I've been a grandfather for more than 19 years, and until now it has been a slam-dunk. Grandparenting is great revenge for those fortunate enough to have survived raising their own kids.
Now you get to listen to your children complain about how temperamental their kids are, conveniently forgetting that they were a king-sized horse's rump themselves at the same age.
You also get to hear your grandchildren tell their parents what a kind and caring grandfather you are and have them wonder aloud why Mom and Dad can't be more like Pa, and then have your children try to explain how judgmental, stiff-necked and unreasonable Pa used to be when he was a mere father and didn't walk on water.
The grandboys don't buy it for a minute. Tee-hee.
Well, the easy part of being a grandfather is about to come to a screeching halt.
Here's my problem: A new football season is upon us, and my oldest grandson, Zack Wansley, is entering his sophomore year at Georgia Tech at the same time that his younger brother, Nicholas, begins his freshman year at my beloved alma mater, the University of Georgia - the oldest state-chartered university in the nation, located in Athens, the Classic City of the South.
I have some hard choices ahead of me.
Zack is a Yellow Jacket to the core. Growing up in a house full of Georgia Bulldogs hasn't affected him at all. The rascal has been a Tech fan all his life - he may have been dropped on his head when he was a baby - and is as proud of being a Ramblin' Wreck from Georgia Tech as Nicholas is of being a Bulldog.
To my Tech readers, you will be pleased to know that Zack can more than hold his own with woof-woofing Dawgs. He's had a lot of experience in his own household.
Meanwhile, Nicholas is a third-generation Wansley at UGA, following in the footsteps of his granddad, Jerry, and his father, Ted. He is also the third generation in my family to attend school in Athens.
His momma, Maribeth, and I both got journalism degrees there. Ironically, he is housed in the same dorm on campus where his mom and dad stayed during their college days.
Obviously, I am extremely proud of both these high achievers. (Zack is majoring in civil engineering, and Nicholas plans to be an environmental chemist.) But having a grandson at Tech and one at Georgia puts me on the spot. Who do I support when the season starts?
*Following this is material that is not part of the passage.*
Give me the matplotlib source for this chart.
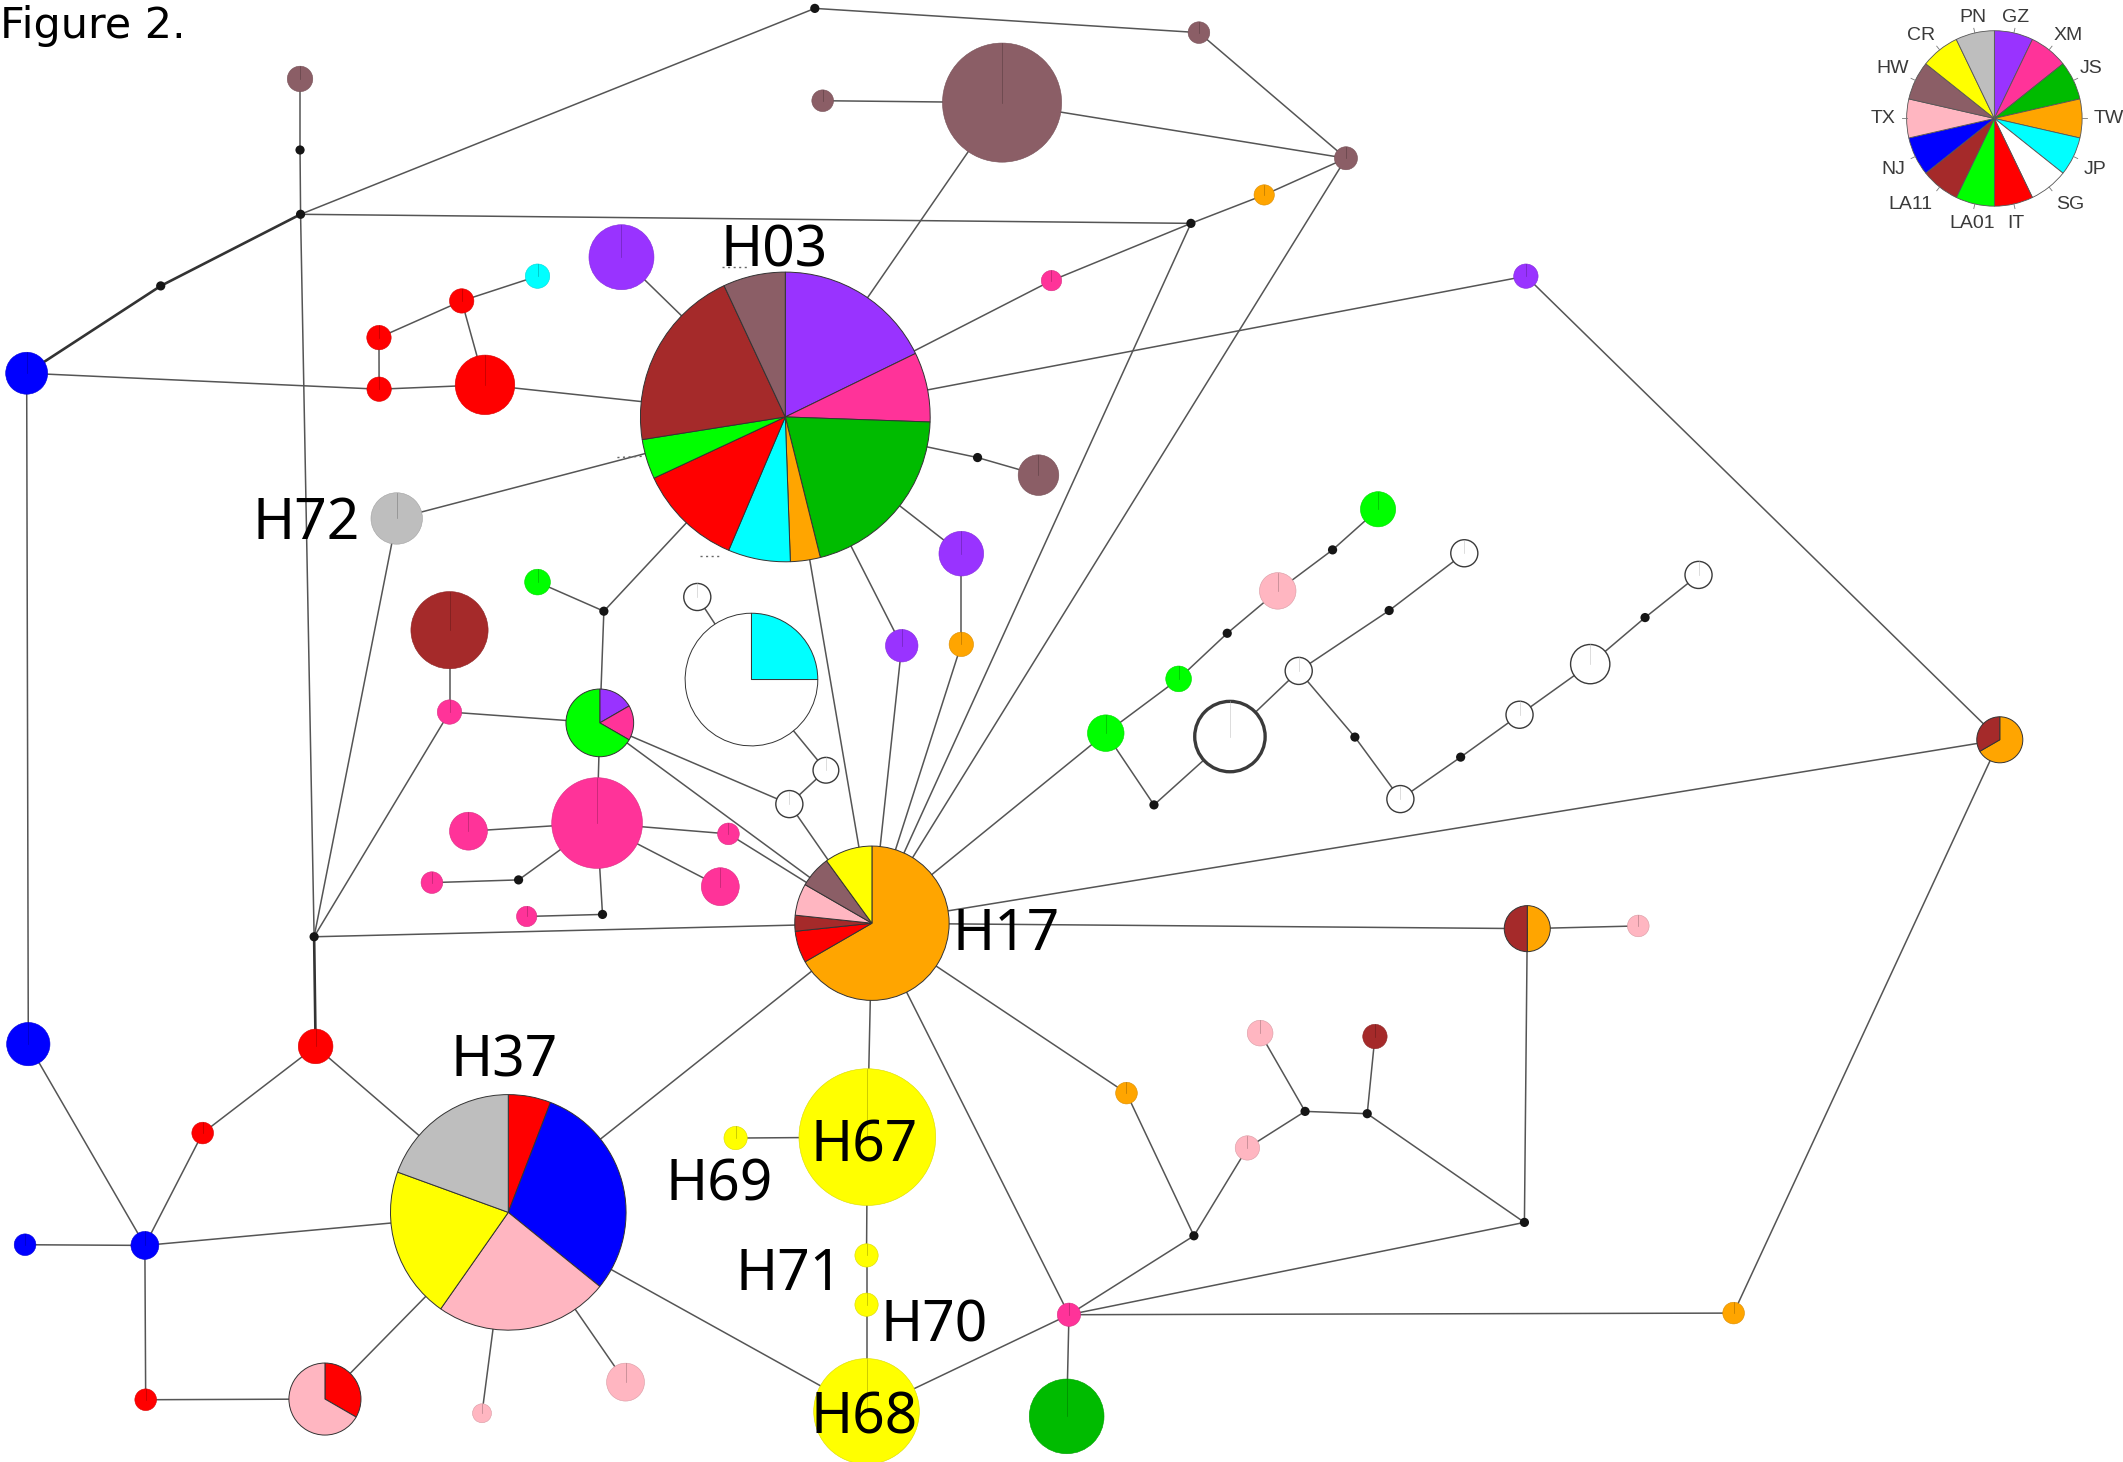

Do I attempt to change a lifelong behavioral pattern and root for Georgia Tech - except when they play you-know-who - even though I derive much amusement from twitting Techies, most of whom have about as much of a sense of humor as flaggers, liberal weenies and transplanted Yankees?
Since it is generally agreed by most relevant theologians that God is a Bulldog, would he strike me dead for my blatant hypocrisy?
Seeing me pull for Tech would thrill Zack, no doubt, but what about Nicholas? How could his grandfather, who has been president of the University of Georgia National Alumni Association and bleeds red and black, go disloyal on him now?
How many times has he heard me tell him that Georgia Tech is my third favorite team on Earth - UGA being first, anybody playing Tech is second, making the Yellow Jackets a solid third.
Now that Nicholas is at Athens like his momma and daddy and both grandfathers before him, Pa starts rooting for Tech? Why not just announce that I am going to streak across the campus at high noon in my birthday suit and really embarrass him?
There is no way Zack and Nicholas are going to allow me an easy way out of this dilemma.
They know whichever way I go will send a strong signal as to which of the boys I truly favor.
So, with one grandboy at Georgia Tech and another one at Georgia, to whom do I give my allegiance this season? Why, to my grandboys, of course. Sometimes I am so brilliant I scare myself.